While the assassination of 44- year-old Luis Donaldo Colosio came as a shock, most Mexicans took it in their stride. The killing plunged Mexico into its worst political crisis since the 1920s. Colosio, though amiable and considered honest by his party's standards, could hardly have been described as popular outside his party's supporters, but among militants of the Institutional Revolutionary Party (PRI) emotions were running high.
Colosio's rival for the PRI's presidential candidacy, Manuel Camacho Solis, was booed, and called 'hypocrite' and even 'assassin' when he attended a wake for Colosio on Thursday evening. Mr Camacho had expressed disappointment when his old friend, President Salinas de Gortari, chose Colosio as PRI candidate last November.
Mr Camacho was appointed government negotiator with the Zapatista guerrillas in the southern state of Chiapas after an armed uprising there in January. That task gave him a much higher profile and led many to believe Mr Camacho hoped to oust Colosio as candidate. Mr Camacho reiterated yesterday that he did not want the presidency. The assassination, in the light of his rivalry with Colosio, appeared to have reduced his chances of being named as the substitute candidate.
Colosio's body was taken in a cortege to Mexico City airport for burial in his home village of Magdalena de Kino, near the US border.

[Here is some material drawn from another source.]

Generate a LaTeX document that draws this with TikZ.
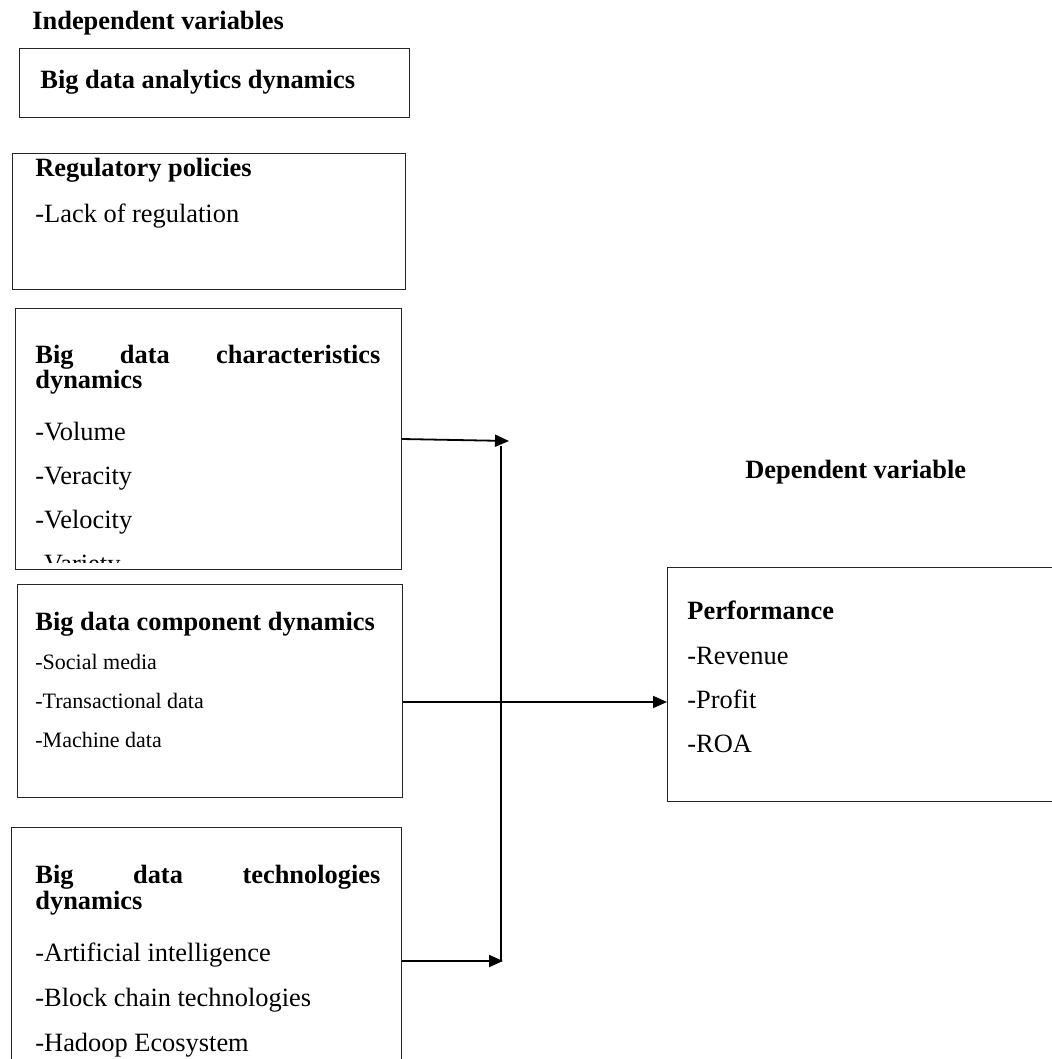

His confessed killer, Mario Aburto Martinez, 23, who shot Colosio in the head and stomach on Wednesday evening in the border city of Tijuana, was being held in a maximum security jail outside Toluca, near here. Television film footage showed Mr Martinez, his shirt ripped off, being battered by the crowd as police tried to rush him from the scene.
Justice officials who interrogated him said he had confessed. They described him as 'very sure of himself, confident'. US officials revealed that the Brazilian-made Taurus .38-calibre pistol he allegedly used to fire two bullets at Colosio had first been bought in San Francisco in 1977. Investigators were looking into reports by neighbours that Mr Martinez had recently been visited by a group of young men from the US.
Mexico's trade union confederation chief, Fidel Velazquez, yesterday voiced widespread suspicion that the New Year Zapatista rebellion and Colosio's assassination may have been linked, even though the two events took place at opposite ends of the country.
The Zapatistas timed their uprising to coincide with the day the North American Free Trade Agreement (Nafta) with the US and Canada came into effect. In Chiapas, many believed US opponents of Nafta had armed or supported the Indian peasant guerrillas.
Mexico's Senate approved constitutional amendments that will end the PRI's long grip on electoral institutions. The move was a direct result of the Zapatistas' demands for greater democracy in a country where the PRI has ruled supreme for 65 years, only in recent years allowing opposition parties to make inroads to satisfy the outside world.
The stockmarket reopened 79 points, or around 3 per cent, down yesterday after Thursday's day of mourning.
President Bill Clinton's announcement of a dollars 6bn 'swap facility' to ensure Mexico has enough dollars to avert a possible run on the peso, was seen as preventing a worse market crash. So, too, was Mr Salinas' announcement that Mexico would be the first new member of the OECD for more than 20 years - since New Zealand was admitted in 1973.